One 28-ounce can whole, peeled San Marzano tomatoes
1/4 cup extra-virgin olive oil, plus extra for drizzling
1/2 teaspoon crushed red pepper flakes
1 large clove garlic, thinly sliced
Kosher salt
8 ounces high-quality dried mezzi rigatoni
2 tablespoons butter
1/4 cup grated Parmigiano-Reggiano
1/4 cup grated Pecorino Romano
1/4 cup fresh basil leaves, cut into chiffonade

Steps:

  • Puree the tomatoes using an immersion blender or food processor. Set aside.

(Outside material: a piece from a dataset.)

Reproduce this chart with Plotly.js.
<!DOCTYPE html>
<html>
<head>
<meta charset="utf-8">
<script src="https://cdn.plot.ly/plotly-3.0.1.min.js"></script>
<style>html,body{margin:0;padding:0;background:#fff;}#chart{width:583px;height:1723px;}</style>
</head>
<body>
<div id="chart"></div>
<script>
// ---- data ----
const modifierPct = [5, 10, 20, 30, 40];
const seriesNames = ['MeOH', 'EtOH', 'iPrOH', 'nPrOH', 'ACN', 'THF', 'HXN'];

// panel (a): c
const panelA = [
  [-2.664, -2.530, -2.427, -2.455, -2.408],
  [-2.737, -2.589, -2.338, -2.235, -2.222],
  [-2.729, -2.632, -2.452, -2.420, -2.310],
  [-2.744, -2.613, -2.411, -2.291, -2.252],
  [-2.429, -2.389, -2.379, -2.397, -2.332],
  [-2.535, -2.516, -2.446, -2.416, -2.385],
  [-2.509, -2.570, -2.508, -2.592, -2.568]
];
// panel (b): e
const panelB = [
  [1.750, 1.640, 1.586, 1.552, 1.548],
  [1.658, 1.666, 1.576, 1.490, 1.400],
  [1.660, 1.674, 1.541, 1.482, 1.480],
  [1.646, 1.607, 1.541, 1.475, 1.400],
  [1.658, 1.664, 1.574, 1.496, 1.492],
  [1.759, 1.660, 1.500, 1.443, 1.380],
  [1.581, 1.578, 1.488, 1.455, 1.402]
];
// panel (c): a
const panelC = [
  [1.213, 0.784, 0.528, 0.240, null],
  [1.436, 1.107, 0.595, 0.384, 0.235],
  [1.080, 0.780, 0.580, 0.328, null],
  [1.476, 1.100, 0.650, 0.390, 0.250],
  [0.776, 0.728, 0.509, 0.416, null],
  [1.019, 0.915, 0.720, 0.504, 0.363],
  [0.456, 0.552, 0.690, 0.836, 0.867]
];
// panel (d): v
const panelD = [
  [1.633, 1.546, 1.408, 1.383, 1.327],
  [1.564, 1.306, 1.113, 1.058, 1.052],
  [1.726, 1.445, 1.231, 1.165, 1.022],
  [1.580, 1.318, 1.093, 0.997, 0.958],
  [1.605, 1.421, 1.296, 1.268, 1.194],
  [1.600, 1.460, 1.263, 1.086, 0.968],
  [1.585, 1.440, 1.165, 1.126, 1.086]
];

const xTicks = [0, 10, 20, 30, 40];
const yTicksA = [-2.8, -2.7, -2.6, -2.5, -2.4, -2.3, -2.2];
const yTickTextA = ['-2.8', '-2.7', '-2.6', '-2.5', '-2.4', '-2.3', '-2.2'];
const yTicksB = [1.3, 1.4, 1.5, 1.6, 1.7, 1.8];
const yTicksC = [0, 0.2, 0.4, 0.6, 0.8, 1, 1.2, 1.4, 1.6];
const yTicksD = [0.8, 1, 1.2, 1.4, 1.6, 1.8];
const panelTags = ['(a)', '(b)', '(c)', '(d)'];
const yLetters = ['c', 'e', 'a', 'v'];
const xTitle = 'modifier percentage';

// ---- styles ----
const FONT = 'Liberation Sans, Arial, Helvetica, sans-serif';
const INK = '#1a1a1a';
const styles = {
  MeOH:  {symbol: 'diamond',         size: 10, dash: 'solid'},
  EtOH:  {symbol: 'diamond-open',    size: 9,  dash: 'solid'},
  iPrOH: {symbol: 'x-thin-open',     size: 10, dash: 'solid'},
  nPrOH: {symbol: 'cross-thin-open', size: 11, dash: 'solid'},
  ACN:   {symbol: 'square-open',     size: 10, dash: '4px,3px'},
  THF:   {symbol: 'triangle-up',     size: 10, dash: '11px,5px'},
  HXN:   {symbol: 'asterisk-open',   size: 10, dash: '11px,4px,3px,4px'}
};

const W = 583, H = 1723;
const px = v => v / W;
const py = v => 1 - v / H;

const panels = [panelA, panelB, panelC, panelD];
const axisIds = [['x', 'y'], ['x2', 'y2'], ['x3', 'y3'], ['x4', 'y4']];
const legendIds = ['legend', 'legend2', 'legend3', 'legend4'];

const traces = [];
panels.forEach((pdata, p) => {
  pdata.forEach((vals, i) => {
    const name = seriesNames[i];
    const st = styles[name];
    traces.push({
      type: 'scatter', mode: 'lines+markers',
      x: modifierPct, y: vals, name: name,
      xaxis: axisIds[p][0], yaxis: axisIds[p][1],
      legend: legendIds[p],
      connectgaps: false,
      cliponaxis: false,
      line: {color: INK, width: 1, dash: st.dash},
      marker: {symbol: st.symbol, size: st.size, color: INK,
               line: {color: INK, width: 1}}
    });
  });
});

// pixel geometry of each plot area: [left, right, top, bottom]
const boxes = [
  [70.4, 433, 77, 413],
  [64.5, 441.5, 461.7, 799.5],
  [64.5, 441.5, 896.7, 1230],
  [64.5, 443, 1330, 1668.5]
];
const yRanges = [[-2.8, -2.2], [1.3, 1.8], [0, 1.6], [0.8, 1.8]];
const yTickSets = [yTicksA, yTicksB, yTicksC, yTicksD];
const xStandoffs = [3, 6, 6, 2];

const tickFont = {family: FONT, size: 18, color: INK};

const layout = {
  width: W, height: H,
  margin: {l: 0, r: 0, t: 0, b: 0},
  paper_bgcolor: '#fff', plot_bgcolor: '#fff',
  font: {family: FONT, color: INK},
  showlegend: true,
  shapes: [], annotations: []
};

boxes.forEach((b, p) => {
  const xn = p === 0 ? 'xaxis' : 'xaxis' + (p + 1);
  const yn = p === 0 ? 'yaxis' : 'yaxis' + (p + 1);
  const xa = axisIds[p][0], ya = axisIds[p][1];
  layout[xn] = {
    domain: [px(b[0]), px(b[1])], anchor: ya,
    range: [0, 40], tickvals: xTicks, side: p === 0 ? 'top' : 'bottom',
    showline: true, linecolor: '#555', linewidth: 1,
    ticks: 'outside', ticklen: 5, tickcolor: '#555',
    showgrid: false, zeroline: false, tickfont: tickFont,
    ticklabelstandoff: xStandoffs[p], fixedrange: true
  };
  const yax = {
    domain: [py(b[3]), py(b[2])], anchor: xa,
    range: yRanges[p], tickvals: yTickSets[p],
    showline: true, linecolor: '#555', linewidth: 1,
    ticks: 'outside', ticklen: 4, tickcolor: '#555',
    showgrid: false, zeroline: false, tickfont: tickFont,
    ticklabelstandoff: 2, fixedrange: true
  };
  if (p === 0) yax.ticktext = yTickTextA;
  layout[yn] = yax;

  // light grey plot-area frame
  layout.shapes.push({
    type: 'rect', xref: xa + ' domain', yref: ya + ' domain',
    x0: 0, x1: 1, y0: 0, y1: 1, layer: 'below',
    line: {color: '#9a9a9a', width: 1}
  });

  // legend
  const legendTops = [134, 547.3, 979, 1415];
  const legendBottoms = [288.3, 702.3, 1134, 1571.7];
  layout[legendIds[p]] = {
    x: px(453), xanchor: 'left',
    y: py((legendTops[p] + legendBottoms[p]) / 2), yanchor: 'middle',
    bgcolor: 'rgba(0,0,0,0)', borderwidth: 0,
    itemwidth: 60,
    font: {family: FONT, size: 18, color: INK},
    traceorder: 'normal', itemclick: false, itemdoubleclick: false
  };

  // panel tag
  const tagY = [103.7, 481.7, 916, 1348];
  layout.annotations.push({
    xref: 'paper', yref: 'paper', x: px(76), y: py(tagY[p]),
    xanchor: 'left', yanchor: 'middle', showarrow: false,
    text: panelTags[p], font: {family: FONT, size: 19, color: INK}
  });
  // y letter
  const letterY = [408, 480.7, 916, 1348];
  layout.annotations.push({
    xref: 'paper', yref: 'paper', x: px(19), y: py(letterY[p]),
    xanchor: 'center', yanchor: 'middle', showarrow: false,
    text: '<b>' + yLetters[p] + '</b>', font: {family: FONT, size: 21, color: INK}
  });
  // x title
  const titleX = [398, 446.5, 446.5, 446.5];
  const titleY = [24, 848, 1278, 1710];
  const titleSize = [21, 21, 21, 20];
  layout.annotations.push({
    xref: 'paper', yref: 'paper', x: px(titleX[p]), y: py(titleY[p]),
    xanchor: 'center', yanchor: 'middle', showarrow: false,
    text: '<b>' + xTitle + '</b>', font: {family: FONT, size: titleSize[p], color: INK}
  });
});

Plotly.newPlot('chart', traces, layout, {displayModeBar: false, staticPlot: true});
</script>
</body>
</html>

  • In a saucepot over medium heat, combine the olive oil, pepper flakes and garlic. Gently toast the garlic until golden brown, being careful not to burn it. Add the tomatoes and bring to a simmer; simmer 5 to 8 minutes.
  • Bring a large pot of salted water to a boil. Add the rigatoni and cook for 2 minutes less than the package instructions. Reserve about 1/4 cup of the pasta water, then drain the pasta.
  • Add the pasta to the pot with the sauce. Add 2 tablespoons of the reserved pasta water and cook until thickened, about 3 minutes. Add the butter, half of both cheeses and half of the basil and cook, tossing frequently, until the pasta is nicely coated. Season with salt if necessary.
  • Transfer to a serving bowl, top with the remaining cheese and basil and drizzle with olive oil.